** start of INFORMATION PROVIDED **

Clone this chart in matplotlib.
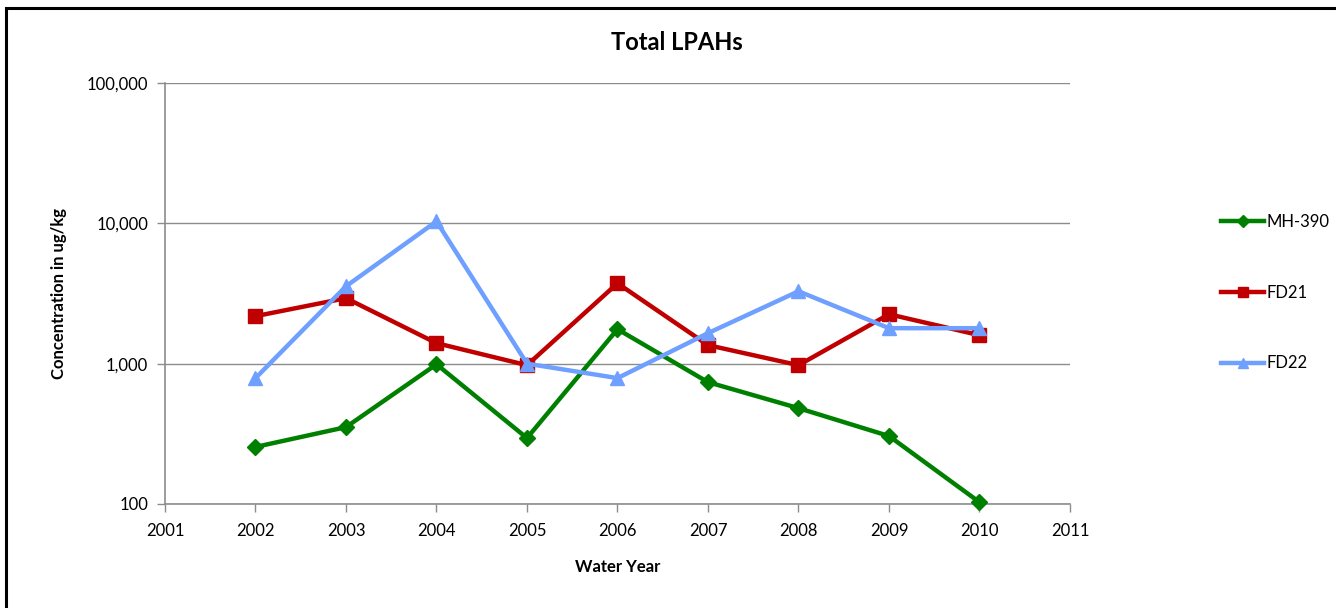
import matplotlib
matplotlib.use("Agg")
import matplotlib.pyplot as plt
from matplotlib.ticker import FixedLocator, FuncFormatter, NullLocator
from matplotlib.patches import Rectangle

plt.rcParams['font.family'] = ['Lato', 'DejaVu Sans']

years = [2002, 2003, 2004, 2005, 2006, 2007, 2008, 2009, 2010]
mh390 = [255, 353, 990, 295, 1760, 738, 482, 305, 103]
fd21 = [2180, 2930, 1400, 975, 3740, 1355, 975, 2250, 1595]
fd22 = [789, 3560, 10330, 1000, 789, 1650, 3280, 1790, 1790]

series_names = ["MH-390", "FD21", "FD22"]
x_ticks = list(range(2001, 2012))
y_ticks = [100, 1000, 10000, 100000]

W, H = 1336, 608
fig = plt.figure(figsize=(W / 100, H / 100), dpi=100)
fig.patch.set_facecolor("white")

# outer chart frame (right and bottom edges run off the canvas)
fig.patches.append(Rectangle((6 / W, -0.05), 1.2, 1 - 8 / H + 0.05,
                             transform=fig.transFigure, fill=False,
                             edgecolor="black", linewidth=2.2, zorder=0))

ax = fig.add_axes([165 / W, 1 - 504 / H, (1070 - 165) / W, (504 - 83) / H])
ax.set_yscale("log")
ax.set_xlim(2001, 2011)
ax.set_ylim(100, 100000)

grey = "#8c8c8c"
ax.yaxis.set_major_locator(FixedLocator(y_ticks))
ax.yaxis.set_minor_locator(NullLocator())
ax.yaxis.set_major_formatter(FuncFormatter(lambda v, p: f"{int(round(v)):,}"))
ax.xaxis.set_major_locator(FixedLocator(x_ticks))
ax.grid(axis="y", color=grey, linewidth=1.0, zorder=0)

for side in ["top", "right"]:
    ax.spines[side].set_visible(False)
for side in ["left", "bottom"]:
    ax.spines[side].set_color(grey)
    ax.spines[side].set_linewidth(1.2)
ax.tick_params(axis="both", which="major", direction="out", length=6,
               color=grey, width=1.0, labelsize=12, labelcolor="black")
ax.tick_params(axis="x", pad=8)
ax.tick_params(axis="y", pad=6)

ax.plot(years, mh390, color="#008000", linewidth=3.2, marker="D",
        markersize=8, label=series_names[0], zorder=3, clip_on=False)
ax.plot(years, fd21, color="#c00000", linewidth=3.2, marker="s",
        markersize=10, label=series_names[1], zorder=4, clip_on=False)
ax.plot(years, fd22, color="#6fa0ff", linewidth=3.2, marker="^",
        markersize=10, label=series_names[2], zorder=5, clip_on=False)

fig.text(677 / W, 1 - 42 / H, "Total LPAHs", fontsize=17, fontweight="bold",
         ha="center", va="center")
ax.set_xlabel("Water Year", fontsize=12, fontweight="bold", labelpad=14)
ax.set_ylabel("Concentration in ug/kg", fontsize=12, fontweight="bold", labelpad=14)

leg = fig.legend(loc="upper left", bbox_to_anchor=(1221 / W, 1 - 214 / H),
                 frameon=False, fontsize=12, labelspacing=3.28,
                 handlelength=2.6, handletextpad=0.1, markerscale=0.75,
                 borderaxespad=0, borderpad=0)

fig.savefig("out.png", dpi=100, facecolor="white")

** end of INFORMATION PROVIDED **

■ STATED PROBLEM:
Reproduce every line precisely as given, omitting all pictures.

■ FINISHED ANSWER:
Clone this chart in matplotlib.
import matplotlib
matplotlib.use("Agg")
import matplotlib.pyplot as plt
from matplotlib.ticker import FixedLocator, FuncFormatter, NullLocator
from matplotlib.patches import Rectangle

plt.rcParams['font.family'] = ['Lato', 'DejaVu Sans']

years = [2002, 2003, 2004, 2005, 2006, 2007, 2008, 2009, 2010]
mh390 = [255, 353, 990, 295, 1760, 738, 482, 305, 103]
fd21 = [2180, 2930, 1400, 975, 3740, 1355, 975, 2250, 1595]
fd22 = [789, 3560, 10330, 1000, 789, 1650, 3280, 1790, 1790]

series_names = ["MH-390", "FD21", "FD22"]
x_ticks = list(range(2001, 2012))
y_ticks = [100, 1000, 10000, 100000]

W, H = 1336, 608
fig = plt.figure(figsize=(W / 100, H / 100), dpi=100)
fig.patch.set_facecolor("white")

# outer chart frame (right and bottom edges run off the canvas)
fig.patches.append(Rectangle((6 / W, -0.05), 1.2, 1 - 8 / H + 0.05,
                             transform=fig.transFigure, fill=False,
                             edgecolor="black", linewidth=2.2, zorder=0))

ax = fig.add_axes([165 / W, 1 - 504 / H, (1070 - 165) / W, (504 - 83) / H])
ax.set_yscale("log")
ax.set_xlim(2001, 2011)
ax.set_ylim(100, 100000)

grey = "#8c8c8c"
ax.yaxis.set_major_locator(FixedLocator(y_ticks))
ax.yaxis.set_minor_locator(NullLocator())
ax.yaxis.set_major_formatter(FuncFormatter(lambda v, p: f"{int(round(v)):,}"))
ax.xaxis.set_major_locator(FixedLocator(x_ticks))
ax.grid(axis="y", color=grey, linewidth=1.0, zorder=0)

for side in ["top", "right"]:
    ax.spines[side].set_visible(False)
for side in ["left", "bottom"]:
    ax.spines[side].set_color(grey)
    ax.spines[side].set_linewidth(1.2)
ax.tick_params(axis="both", which="major", direction="out", length=6,
               color=grey, width=1.0, labelsize=12, labelcolor="black")
ax.tick_params(axis="x", pad=8)
ax.tick_params(axis="y", pad=6)

ax.plot(years, mh390, color="#008000", linewidth=3.2, marker="D",
        markersize=8, label=series_names[0], zorder=3, clip_on=False)
ax.plot(years, fd21, color="#c00000", linewidth=3.2, marker="s",
        markersize=10, label=series_names[1], zorder=4, clip_on=False)
ax.plot(years, fd22, color="#6fa0ff", linewidth=3.2, marker="^",
        markersize=10, label=series_names[2], zorder=5, clip_on=False)

fig.text(677 / W, 1 - 42 / H, "Total LPAHs", fontsize=17, fontweight="bold",
         ha="center", va="center")
ax.set_xlabel("Water Year", fontsize=12, fontweight="bold", labelpad=14)
ax.set_ylabel("Concentration in ug/kg", fontsize=12, fontweight="bold", labelpad=14)

leg = fig.legend(loc="upper left", bbox_to_anchor=(1221 / W, 1 - 214 / H),
                 frameon=False, fontsize=12, labelspacing=3.28,
                 handlelength=2.6, handletextpad=0.1, markerscale=0.75,
                 borderaxespad=0, borderpad=0)

fig.savefig("out.png", dpi=100, facecolor="white")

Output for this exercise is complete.